Il tempo gli dette ragione tant’è che delle 8 distillerie in funzione nella provincia di Pordenone ai suoi tempi ora ne rimane solo una ancora in attività, la Pagura, e questa sua longevità è anche certamente dovuta all’impronta che Domenico seppe dare all’attività di famiglia.

L’etichetta ad esempio non cambiò, e tantomeno il modo di fare la grappa e queste furono scelte destinate a pesare nel futuro aziendale.
Domenico negli anni del grande boom industriale ebbe la felice intuizione di non trasformare un’attività di stampo artigianale in quello di una vera e propria industria.

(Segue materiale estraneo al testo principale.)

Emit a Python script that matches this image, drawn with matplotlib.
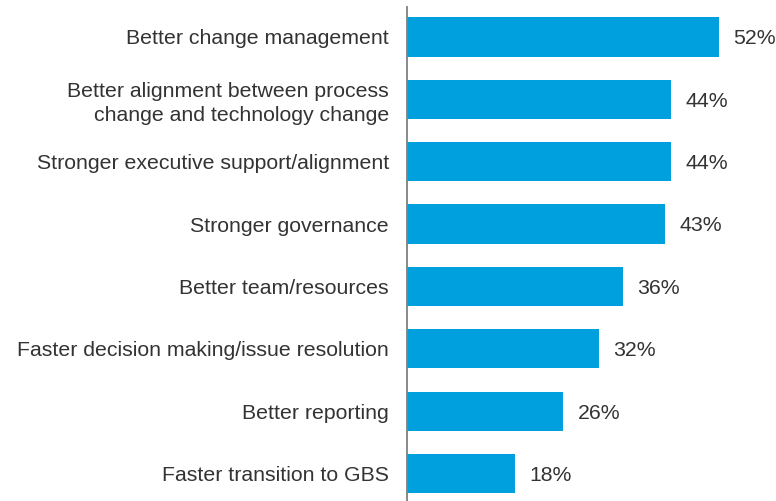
import matplotlib
matplotlib.use("Agg")
import matplotlib.pyplot as plt

# ── Data ────────────────────────────────────────────────────────────────────
categories = [
    "Better change management",
    "Better alignment between process\nchange and technology change",
    "Stronger executive support/alignment",
    "Stronger governance",
    "Better team/resources",
    "Faster decision making/issue resolution",
    "Better reporting",
    "Faster transition to GBS",
]
values = [52, 44, 44, 43, 36, 32, 26, 18]

BAR_COLOR = "#00A0DE"
TEXT_COLOR = "#333333"

plt.rcParams.update({
    "font.family": ["Liberation Sans", "DejaVu Sans"],
    "font.size": 15,
})

fig = plt.figure(figsize=(7.76, 5.01), dpi=100)
ax = fig.add_axes([407 / 776, 0, 1 - 407 / 776, 1 - 7 / 501])

y = list(range(len(categories)))
bars = ax.barh(y, values, height=0.63, color=BAR_COLOR, edgecolor="none")

for bar, val in zip(bars, values):
    ax.text(bar.get_width() + 2.4, bar.get_y() + bar.get_height() / 2 + 0.03,
            f"{val}%", va="center", ha="left", fontsize=15.3, color=TEXT_COLOR)

ax.set_yticks(y)
ax.set_yticklabels(categories, fontsize=15.3, color=TEXT_COLOR, linespacing=1.3)
ax.tick_params(axis="y", length=0, pad=13)
ax.set_xticks([])

ax.set_xlim(0, 61.5)
ax.set_ylim(7.44, -0.48)

for side in ["top", "right", "bottom"]:
    ax.spines[side].set_visible(False)
ax.spines["left"].set_color("#808080")
ax.spines["left"].set_linewidth(1.3)

fig.savefig("out.png", dpi=100, facecolor="white")
plt.close(fig)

In quegli anni era facile pensare in grande e molte delle aziende locali assunsero le dimensioni di piccole industrie con alambicchi continui in grado di distillare grandi quantitativi di vinaccia.
Domenico, forse spinto dalla sua storia e degli anni difficili della sua infanzia, era un uomo prudente e non volle fare quel salto di livello che per molti in quegli anni appariva come un fatto scontato. Affidò a due esperti artigiani battirame di Conegliano, Zanbenedetti e Nogarol, il compito di ammodernare l’impianto, mantenendo però la “filosofia” dell’alambicco discontinuo. Si limitò infatti a trasformare le caldaie di estrazione passando dall’impiego del fuoco diretto al fuoco indiretto e sostituì la colonna di distillazione adottando quella brevettata dai due artigiani. L’alambicco così realizzato nei primi anni 60 è quello ancora attualmente in funzione.